Madonna on the ground with Child, Saint Joseph and young Saint John
On the verso, in pencil, in nineteenth/twentieth-century handwriting: "638 del Sarto [erased] Franciabigio"; on the verso, in pencil, in nineteenth/twentieth-century handwriting: "638 già corn. 158"
The sixteenth-century date attributed to this drawing by Andrea del Sarto, first rejected by Bernard Berenson in the early twentieth century, is now universally accepted by critics. In terms of style, the study is comparable to the artist’s works in the 1510s, such as ‘Noli me tangere’ (1509-1510) painted for the Augustinian convent of San Gallo in Florence (Uffizi Galleries, Gallery of the Statues and Paintings, inv. 1890 no. 516).
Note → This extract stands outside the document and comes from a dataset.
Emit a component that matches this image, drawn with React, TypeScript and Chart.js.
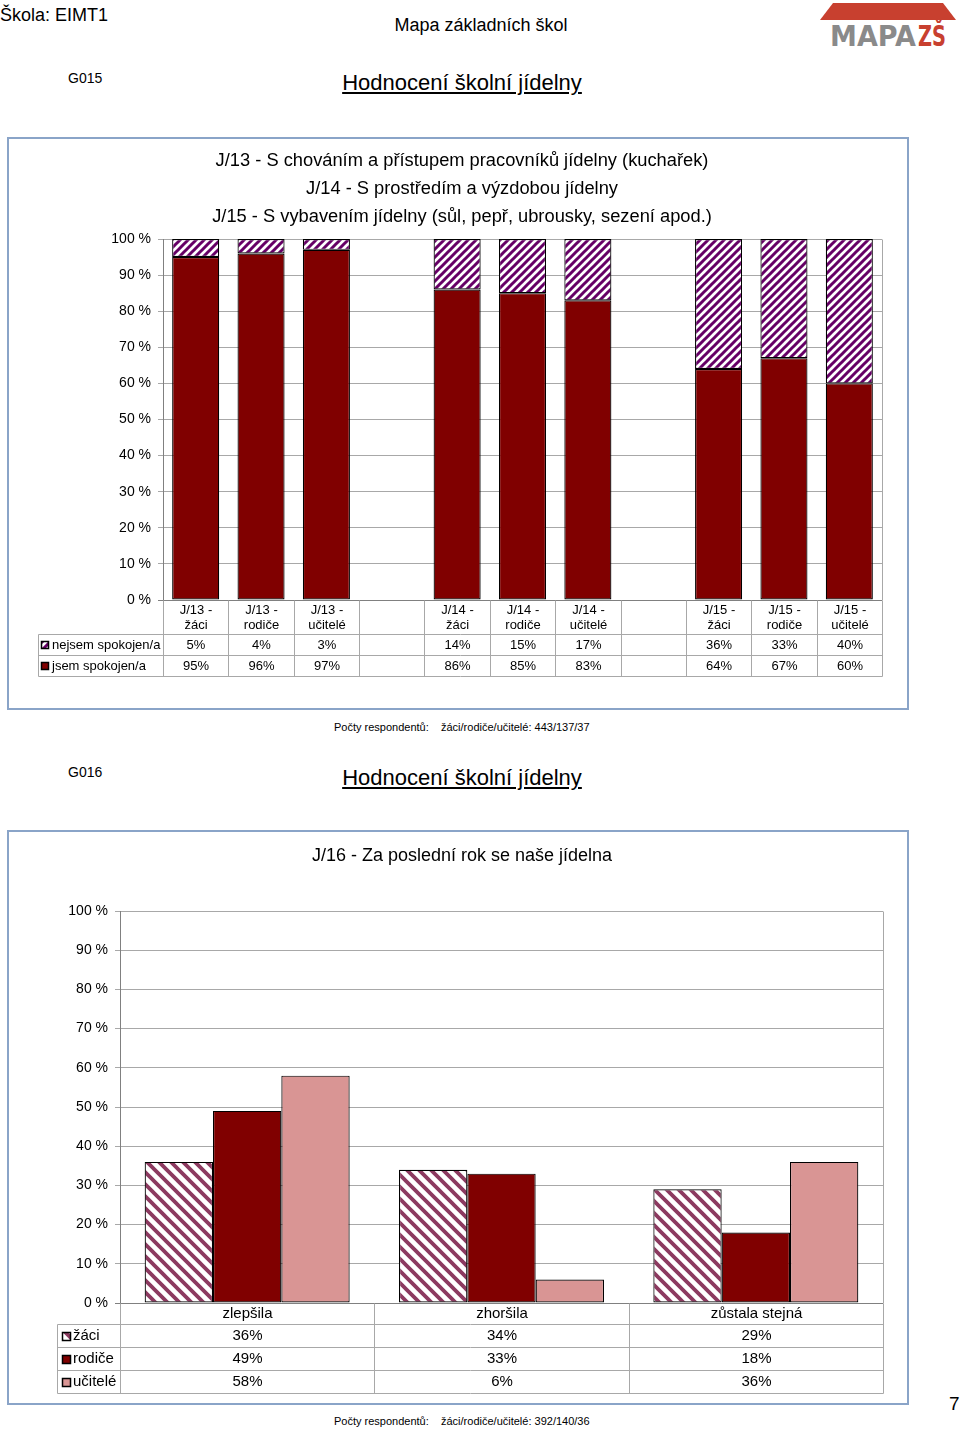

Both the painting and the sketch resonate with the artist’s development of anatomical forms and his interest in the Leonardesque sfumato. However, while the delicate application of the black chalk, particularly visible in the chiaroscuro contrasts, is reminiscent of Leonardo’s style, the subject shares a close compositional dialogue with Raphael’s works. The completeness of the scene and the circular format suggest that the drawing was a study for a painting. Although there are no known works that directly correspond to the overall piece, Andrea del Sarto replicates his depiction of the Madonna and Baby Jesus almost entirely in his ‘Madonna of the Humility’ (Uffizi Galleries, Palatine Gallery, inv. OdA 1911 no. 1154), painted between 1513 and 1514. As regards the time gap between the drawing, dated before 1511, and the painting, a plausible explanation is that the sketch was retained by the artist with the intention of using it as a model for a later work.